Why Most Worries Never Come True
Research from the University of Cincinnati reveals something surprisingly comforting:
85% of what people worry about never happens.
And of the 15% that does happen, 79% of people handle it better than they expected.
In simple terms, most of the stress you’re carrying isn’t rooted in reality. And for the few things that do go slightly off-plan? You’re far more capable of handling them than you think.
Your brain is wired for survival, not serenity.
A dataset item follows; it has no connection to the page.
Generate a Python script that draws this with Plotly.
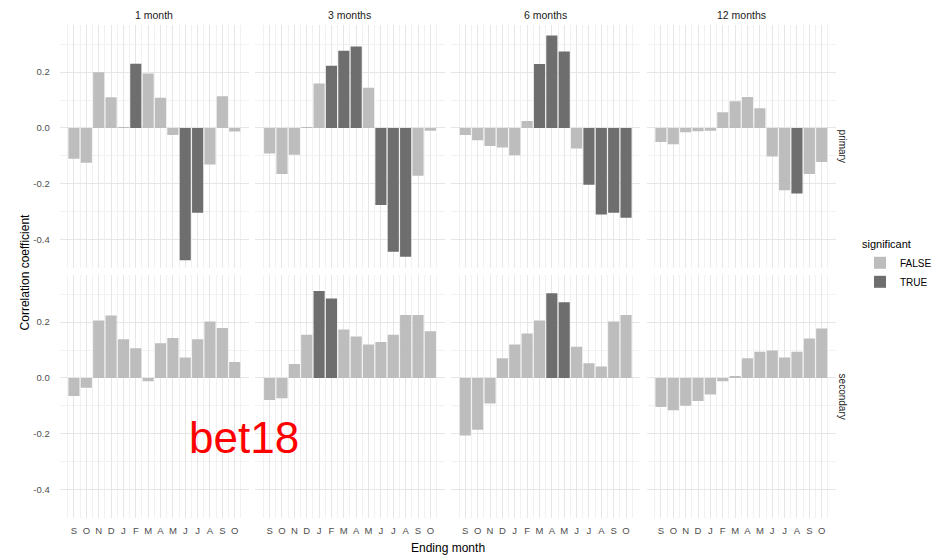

Preparedness is what brings calm back into the equation.
Replace Worry With Action
Once you understand how worry works, the solution becomes clear: replace mental stress with physical action.
A calm event—especially a wedding—starts with a few simple habits:
Make lists early
Use realistic timelines
Handle what you can control
Release what you can’t
Avoid last-minute emotional decision-making
Build margin—extra time is magic
Preparedness is the antidote to anxiety. Every single time.
Wedding Stress Is Not Inevitable
Weddings themselves don’t create stress. Being unprepared for a wedding creates stress.
At Fleur de Lis Event Center, couples who plan intentionally—well ahead of the big day—are consistently the ones who arrive calm, confident, and ready to enjoy their celebration.
Just like school tests:
The wedding you prepared for feels peaceful
The wedding you meant to prepare for feels chaotic
The fix isn’t complicated. It’s consistency.
Make the lists.
Start earlier than feels necessary.
Follow a timeline you can actually manage.
Do things calmly—instead of emotionally—at the last minute.
Preparedness builds confidence.
Confidence creates calm.
And calm might just be the most underrated luxury of any event.
Final Thought
Take Mark Twain’s advice and stop spending energy on imaginary disasters.
Instead:
Prepare.
Organize.
Start early.
Get it done.
Not perfectly—just prepared.
Your future self (and your event day) will thank you.